The Attorney General’s office has also moved criminally, charging 14 people in the Bay Area in a case centered on luxury vehicles allegedly registered out of state. Authorities say the lineup involved millions of dollars in exotic cars and that the defendants avoided at least $1.8 million in California taxes.
How the registration tactic works and the legal rules
Montana law permits titling and registration for out-of-state owners on paper, which makes it possible to create an apparent connection to Montana even when the car never leaves California. Under California law, residents owe sales tax on vehicles unless the vehicle is first used and kept outside the state for a full year.
Dealers were put on notice late last year that they could be held liable if sales paperwork does not show genuine out-of-state delivery or proper shipping records. Penalties for those who try to dodge the tax can be steep — in some cases amounting to as much as half the tax due in addition to the tax itself.

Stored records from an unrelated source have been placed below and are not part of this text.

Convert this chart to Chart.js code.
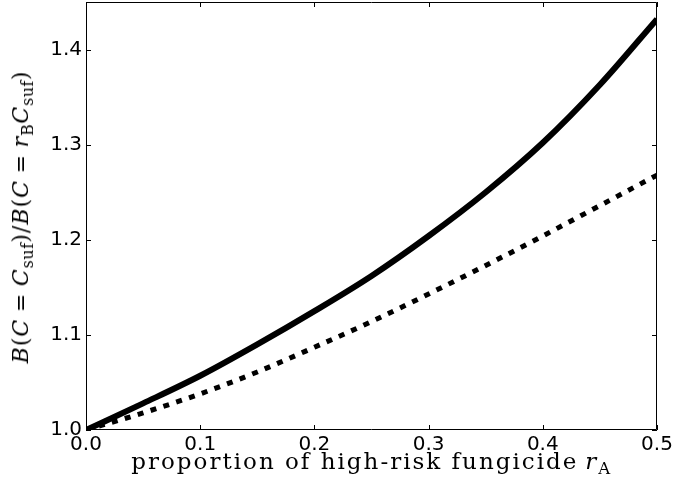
<!DOCTYPE html>
<html>
<head>
<meta charset="utf-8">
<script src="https://cdn.jsdelivr.net/npm/chart.js@4.4.1/dist/chart.umd.min.js"></script>
<style>
  html, body { margin: 0; padding: 0; background: #fff; }
  #wrap { position: relative; width: 676px; height: 490px; overflow: hidden; }
  #c { position: absolute; left: 0; top: 0; }
  .xt { position: absolute; left: 371px; top: 450px; transform: translateX(-50%);
        font-family: "DejaVu Serif", serif; font-size: 23px; line-height: 23px; letter-spacing: 2px;
        white-space: nowrap; color: #000; }
  .yt { position: absolute; left: 21px; top: 217px; transform: translate(-50%, -50%) rotate(-90deg);
        font-family: "DejaVu Serif", serif; font-size: 22px; line-height: 22px; letter-spacing: 1px;
        white-space: nowrap; color: #000; }
  .m { font-style: italic; }
  .eq { margin: 0 0.3em; }
  .ra { margin-left: 0.3em; }
  sub { font-size: 0.72em; line-height: 0; vertical-align: -0.3em; font-style: normal; letter-spacing: 0.5px; }
</style>
</head>
<body>
<div id="wrap">
  <canvas id="c" width="676" height="490"></canvas>
  <div class="xt">proportion of high-risk fungicide<span class="m ra">r</span><sub>A</sub></div>
  <div class="yt"><span class="m">B</span>(<span class="m">C</span><span class="eq">=</span><span class="m">C</span><sub>suf</sub>)/<span class="m">B</span>(<span class="m">C</span><span class="eq">=</span><span class="m">r</span><sub>B</sub><span class="m">C</span><sub>suf</sub>)</div>
</div>
<script>
// proportion of high-risk fungicide r_A
const rValues = [0.00, 0.05, 0.10, 0.15, 0.20, 0.25, 0.30, 0.35, 0.40, 0.45, 0.50];
// solid curve
const solidValues = [1.000, 1.028, 1.057, 1.090, 1.125, 1.162, 1.204, 1.250, 1.302, 1.363, 1.432];
// dashed curve
const dashedValues = [1.000, 1.018, 1.038, 1.061, 1.087, 1.114, 1.143, 1.173, 1.204, 1.236, 1.268];
// tick labels
const xTicks = [0.0, 0.1, 0.2, 0.3, 0.4, 0.5];
const yTicks = [1.0, 1.1, 1.2, 1.3, 1.4];

const toPts = ys => rValues.map((x, i) => ({ x: x, y: ys[i] }));

const frameTicks = {
  id: 'frameTicks',
  afterDraw(chart) {
    const ctx = chart.ctx, a = chart.chartArea;
    const xs = chart.scales.x, ys = chart.scales.y;
    const L = 5;
    ctx.save();
    ctx.strokeStyle = '#000';
    ctx.lineWidth = 1;
    ctx.beginPath();
    ctx.rect(a.left + 0.5, a.top + 0.5, a.right - a.left - 1, a.bottom - a.top - 1);
    ctx.stroke();
    ctx.beginPath();
    xTicks.forEach(v => {
      const px = Math.round(xs.getPixelForValue(v)) + 0.5;
      ctx.moveTo(px, a.bottom); ctx.lineTo(px, a.bottom - L);
      ctx.moveTo(px, a.top); ctx.lineTo(px, a.top + L);
    });
    yTicks.forEach(v => {
      const py = Math.round(ys.getPixelForValue(v)) + 0.5;
      ctx.moveTo(a.left, py); ctx.lineTo(a.left + L, py);
      ctx.moveTo(a.right, py); ctx.lineTo(a.right - L, py);
    });
    ctx.stroke();
    ctx.restore();
  }
};

new Chart(document.getElementById('c'), {
  type: 'line',
  data: {
    datasets: [
      { data: toPts(solidValues), borderColor: '#000', borderWidth: 6, pointRadius: 0,
        cubicInterpolationMode: 'monotone', fill: false, borderCapStyle: 'butt' },
      { data: toPts(dashedValues), borderColor: '#000', borderWidth: 5, pointRadius: 0,
        borderDash: [6, 7.5], cubicInterpolationMode: 'monotone', fill: false, borderCapStyle: 'butt' }
    ]
  },
  options: {
    responsive: false,
    animation: false,
    events: [],
    layout: { padding: { left: 0, right: 19, top: 2, bottom: 0 } },
    plugins: { legend: { display: false }, tooltip: { enabled: false } },
    scales: {
      x: {
        type: 'linear', min: 0, max: 0.5,
        afterBuildTicks: s => { s.ticks = xTicks.map(v => ({ value: v })); },
        afterFit: s => { s.height = 60; s.paddingLeft = 0; s.paddingRight = 0; },
        grid: { display: false, drawTicks: false },
        border: { display: false },
        ticks: { padding: 3, color: '#000', font: { family: 'DejaVu Sans', size: 20 },
                 maxRotation: 0, callback: v => Number(v).toFixed(1) }
      },
      y: {
        type: 'linear', min: 1.0, max: 1.45,
        afterBuildTicks: s => { s.ticks = yTicks.map(v => ({ value: v })); },
        afterFit: s => { s.width = 86; s.paddingTop = 0; s.paddingBottom = 0; },
        grid: { display: false, drawTicks: false },
        border: { display: false },
        ticks: { padding: 4, color: '#000', font: { family: 'DejaVu Sans', size: 20 },
                 callback: v => Number(v).toFixed(1) }
      }
    }
  },
  plugins: [frameTicks]
});
</script>
</body>
</html>
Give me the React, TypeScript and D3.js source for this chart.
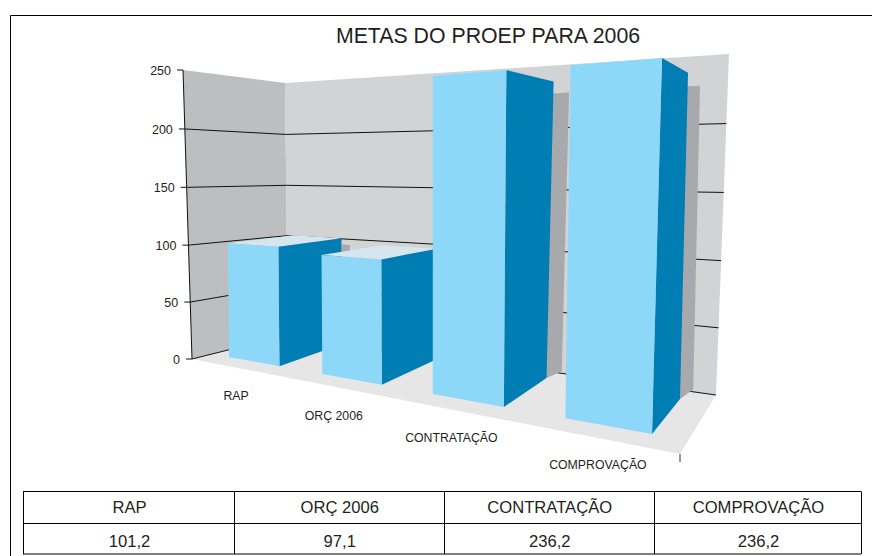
import React from "react";
import * as d3 from "d3";

// ---- data ----
const categories = ["RAP", "ORÇ 2006", "CONTRATAÇÃO", "COMPROVAÇÃO"];
const tableValues = ["101,2", "97,1", "236,2", "236,2"];
const barValues = [101.2, 97.1, 236.2, 236.2];
const yTicks = [0, 50, 100, 150, 200, 250];
const title = "METAS DO PROEP PARA 2006";

// ---- projection anchors (camera of the pseudo-3D scene) ----
type P = [number, number];
const wallFloor = { front: [192, 359] as P, corner: [288, 335] as P, right: [716, 395] as P, near: [680, 454] as P };
const wallTop = { front: [183, 70] as P, corner: [285, 83] as P, right: [729, 54] as P };
const wallFractions = [0, 0.197, 0.394, 0.594, 0.796, 1];
// bar footprint quad [front-left, front-right, back-right, back-left], floor level and at the axis maximum
const footprintFloor: P[] = [[229, 357], [652, 434], [680, 399], [290, 338]];
const footprintTop: P[] = [[226.5, 76], [662.6, 36], [688.5, 53.6], [300, 84]];
const shadowDepth = [0.1, 0.3, 0.3, 0.35];

const COLORS = {
  leftWall: "#bcbec0", backWall: "#d1d3d4", floor: "#e6e6e7", shadow: "#a7a9ac",
  front: "#8dd8f8", side: "#007db3", top: "#d5e6ee", text: "#231f20",
};

function homography(q: P[]) {
  const [[x0, y0], [x1, y1], [x2, y2], [x3, y3]] = q;
  const dx1 = x1 - x2, dx2 = x3 - x2, sx = x0 - x1 + x2 - x3;
  const dy1 = y1 - y2, dy2 = y3 - y2, sy = y0 - y1 + y2 - y3;
  const det = dx1 * dy2 - dx2 * dy1;
  const g = (sx * dy2 - dx2 * sy) / det;
  const h = (dx1 * sy - sx * dy1) / det;
  const a = x1 - x0 + g * x1, b = x3 - x0 + h * x3, c = x0;
  const d = y1 - y0 + g * y1, e = y3 - y0 + h * y3, f = y0;
  return (u: number, v: number): P => {
    const w = g * u + h * v + 1;
    return [(a * u + b * v + c) / w, (d * u + e * v + f) / w];
  };
}

const lerp = (a: P, b: P, t: number): P => [a[0] + (b[0] - a[0]) * t, a[1] + (b[1] - a[1]) * t];

const heightScale = d3.scaleLinear().domain([0, 250]).range([0, 1]);
const wallScale = d3.scaleLinear().domain(yTicks).range(wallFractions);
const band = d3.scaleBand<string>().domain(categories).range([0, 1]).paddingInner(0.44).paddingOuter(0);
const floorH = homography(footprintFloor);
const topH = homography(footprintTop);
const project = (u: number, v: number, value: number): P =>
  lerp(floorH(u, v), topH(u, v), heightScale(value));

const wallAt = (key: "front" | "corner" | "right", value: number): P =>
  lerp(wallFloor[key], wallTop[key], wallScale(value));

const poly = (pts: P[]) => d3.line()(pts)! + "Z";
const labelDx = [-17.5, -17.5, -16, -9.5];
const labelDy = d3.scaleLinear().domain([0, 3]).range([39, 43]);
const FONT = "'Liberation Sans', Arial, sans-serif";

// table layout
const colEdges = [23, 234, 443.5, 654, 861];
const rowEdges = [491.5, 523.5, 554];

export default function App() {
  return (
    <svg width={872} height={556} style={{ position: "absolute", left: 0, top: 0, display: "block", background: "#fff" }} fontFamily={FONT}>
      {/* frame */}
      <path d="M10.5 556V15.5H872" fill="none" stroke="#000" strokeWidth={1} />
      <text x={488} y={43} fontSize={21.3} textAnchor="middle" fill={COLORS.text}>{title}</text>

      {/* walls and floor */}
      <path d={poly([wallAt("front", 250), wallAt("corner", 250), wallAt("corner", 0), wallAt("front", 0)])} fill={COLORS.leftWall} />
      <path d={poly([wallAt("corner", 250), wallAt("right", 250), wallAt("right", 0), wallAt("corner", 0)])} fill={COLORS.backWall} />
      <path d={poly([wallFloor.front, wallFloor.corner, wallFloor.right, wallFloor.near])} fill={COLORS.floor} />

      {/* grid lines and ticks */}
      {yTicks.map((t) => {
        const a = wallAt("front", t), b = wallAt("corner", t), c = wallAt("right", t);
        return (
          <g key={t}>
            {t < 250 && <path d={d3.line()([a, b, c])!} fill="none" stroke="#111" strokeWidth={1} />}
            <line x1={a[0] - 6} x2={a[0]} y1={a[1]} y2={a[1]} stroke="#111" />
            <text x={a[0] - 12} y={a[1] + 5} fontSize={12.5} textAnchor="end" fill={COLORS.text}>{t}</text>
          </g>
        );
      })}
      <path d={d3.line()([wallAt("front", 250), wallAt("front", 0)])!} stroke="#111" fill="none" />
      <line x1={wallFloor.near[0]} x2={wallFloor.near[0]} y1={wallFloor.near[1]} y2={wallFloor.near[1] + 8} stroke="#333" />

      {/* bars, back to front */}
      {categories.map((c, i) => {
        const u0 = band(c)!, u1 = u0 + band.bandwidth(), val = barValues[i];
        const sv = 1 + shadowDepth[i], sh = val - 7, du = 0.01;
        return (
          <g key={c}>
            <path
              d={poly([project(u0, sv, sh), project(u1 + du, sv, sh), project(u1 + du, sv, 0), project(u1, 1, 0), project(u0, 1, 0)])}
              fill={COLORS.shadow}
            />
            <path d={poly([project(u0, 0, val), project(u1, 0, val), project(u1, 1, val), project(u0, 1, val)])} fill={COLORS.top} />
            <path d={poly([project(u1, 0, val), project(u1, 1, val), project(u1, 1, 0), project(u1, 0, 0)])} fill={COLORS.side} />
            <path d={poly([project(u0, 0, val), project(u1, 0, val), project(u1, 0, 0), project(u0, 0, 0)])} fill={COLORS.front} />
          </g>
        );
      })}

      {/* category labels */}
      {categories.map((c, i) => {
        const u = band(c)! + band.bandwidth() / 2;
        const p = project(u, 0, 0);
        return (
          <text key={c} x={p[0] + labelDx[i]} y={p[1] + labelDy(i)} fontSize={12.3} textAnchor="middle" fill={COLORS.text}>{c}</text>
        );
      })}

      {/* table */}
      <g stroke="#000" strokeWidth={1} fill="none">
        {rowEdges.map((y) => <line key={y} x1={colEdges[0]} x2={colEdges[4]} y1={y} y2={y} />)}
        {colEdges.map((x) => <line key={x} x1={Math.round(x) + 0.5} x2={Math.round(x) + 0.5} y1={rowEdges[0]} y2={rowEdges[2]} />)}
      </g>
      {categories.map((c, i) => {
        const x = (colEdges[i] + colEdges[i + 1]) / 2 + 1;
        return (
          <g key={c} fontSize={16.6} textAnchor="middle" fill={COLORS.text}>
            <text x={x} y={513}>{c}</text>
            <text x={x} y={547}>{tableValues[i]}</text>
          </g>
        );
      })}
    </svg>
  );
}
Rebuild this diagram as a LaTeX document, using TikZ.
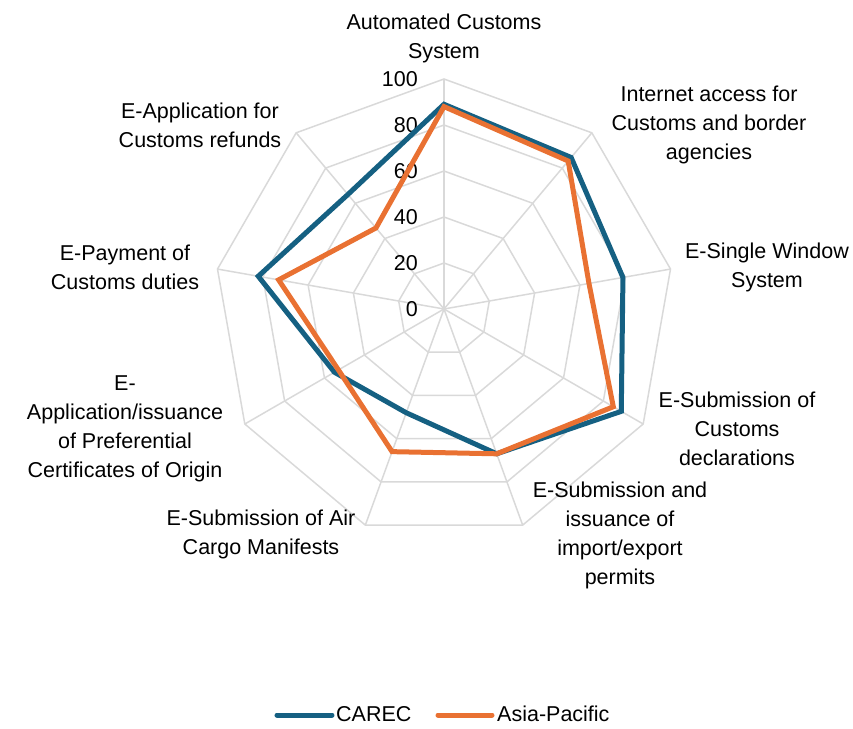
\documentclass[tikz,border=0pt]{standalone}
\usepackage{fontspec}
\setmainfont{Liberation Sans}
\definecolor{carec}{HTML}{156082}
\definecolor{asiapac}{HTML}{E97132}
\definecolor{gridgray}{HTML}{D9D9D9}
\begin{document}
\begin{tikzpicture}[x=1pt, y=1pt, grid line/.style={gridgray, line width=1.5pt},
  series/.style={line width=5pt}, lbl/.style={align=center, inner sep=0pt, font=\fontsize{21.5}{29}\selectfont},
  tick/.style={anchor=east, inner sep=0pt, font=\fontsize{21.5}{29}\selectfont}]
  \useasboundingbox (-444,309) rectangle (409,-419);
  \coordinate (o) at (0,0);
  \foreach \r in {20,40,...,100}
    \draw[grid line] (90:2.3*\r) \foreach \a in {50,10,...,-230} { -- (\a:2.3*\r) } -- cycle;
  \foreach \i in {1,...,9} {
    \coordinate (s\i) at ({130-40*\i}:230);
    \draw[grid line] (o) -- (s\i);
  }
  \foreach \r in {0,20,...,100}
    \node[tick] (t\r) at (-26,2.3*\r) {\r};
  \foreach \v [count=\i] in {89,86,79,89,67,48,55,82,65}
    \coordinate (b\i) at ({130-40*\i}:{2.3*\v});
  \foreach \v [count=\i] in {88,84,64,85,67,66,53,73,46}
    \coordinate (p\i) at ({130-40*\i}:{2.3*\v});
  \draw[series, carec] (b1) -- (b2) -- (b3) -- (b4) -- (b5) -- (b6) -- (b7) -- (b8) -- (b9) -- cycle;
  \draw[series, asiapac] (p1) -- (p2) -- (p3) -- (p4) -- (p5) -- (p6) -- (p7) -- (p8) -- (p9) -- cycle;
  \node[lbl] (ax1) at (0,271) {Automated Customs\\System};
  \node[lbl] (ax2) at (265,184) {Internet access for\\Customs and border\\agencies};
  \node[lbl] (ax3) at (323,42) {E-Single Window\\System};
  \node[lbl] (ax4) at (293,-120) {E-Submission of\\Customs\\declarations};
  \node[lbl] (ax5) at (176,-226) {E-Submission and\\issuance of\\import/export\\permits};
  \node[lbl] (ax6) at (-183,-225) {E-Submission of Air\\Cargo Manifests};
  \node[lbl] (ax7) at (-319,-120) {E-\\Application/issuance\\of Preferential\\Certificates of Origin};
  \node[lbl] (ax8) at (-319,42) {E-Payment of\\Customs duties};
  \node[lbl] (ax9) at (-244,184) {E-Application for\\Customs refunds};
  % legend
  \coordinate (lb1) at (-167,-406);
  \coordinate (lb2) at (-112,-406);
  \coordinate (lp1) at (-6,-406);
  \coordinate (lp2) at (48,-406);
  \draw[series, carec, line cap=round] (lb1) -- (lb2);
  \draw[series, asiapac, line cap=round] (lp1) -- (lp2);
  \node[lbl, anchor=west] (legcarec) at (-108,-405) {CAREC};
  \node[lbl, anchor=west] (legasiapac) at (53,-405) {Asia-Pacific};
\end{tikzpicture}
\end{document}
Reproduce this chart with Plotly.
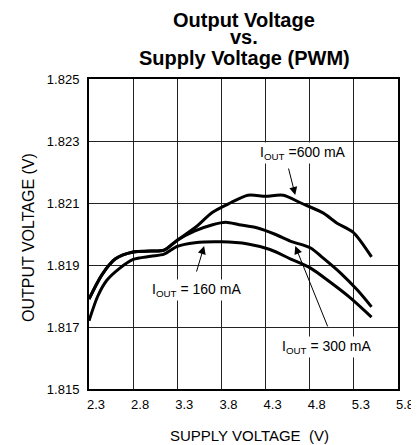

- Investigations opened: 400+ by CDTFA and DMV
- Dealer audits: nearly 300 underway
- Transactions flagged: about 2,500 since 2023 at ~500 dealerships
- Estimated revenue loss: more than $10 million annually
- Criminal charges: 14 individuals accused in a scheme involving over $20 million in luxury cars
- Alleged tax evasion: at least $1.8 million avoided, per prosecutors
State officials say the enforcement effort is about more than fines: they frame it as protecting the integrity of the tax system and preserving funding for public services such as schools, roads and safety programs.
Why this matters now
Recovering funds from schemes of this type has a direct bearing on the state’s fiscal picture. California faces projected deficits in coming years, and debate over a proposed wealth tax that would hit billionaires has prompted some affluent residents to leave the state — a trend that adds urgency to efforts to stop tax avoidance.
Even if the amounts tied to vehicle registration schemes are modest relative to California’s overall budget, officials argue that the deterrent effect and recovered revenue are important. Investigators also say the actions may prompt tighter controls and closer cooperation with other states to prevent similar tactics.
Enforcement is ongoing; officials have signaled more audits and potential charges could follow as the investigations progress. For wealthy Californians who have used out-of-state registrations to reduce their tax bills, the message is becoming clear: state authorities are watching and prepared to pursue penalties and prosecutions.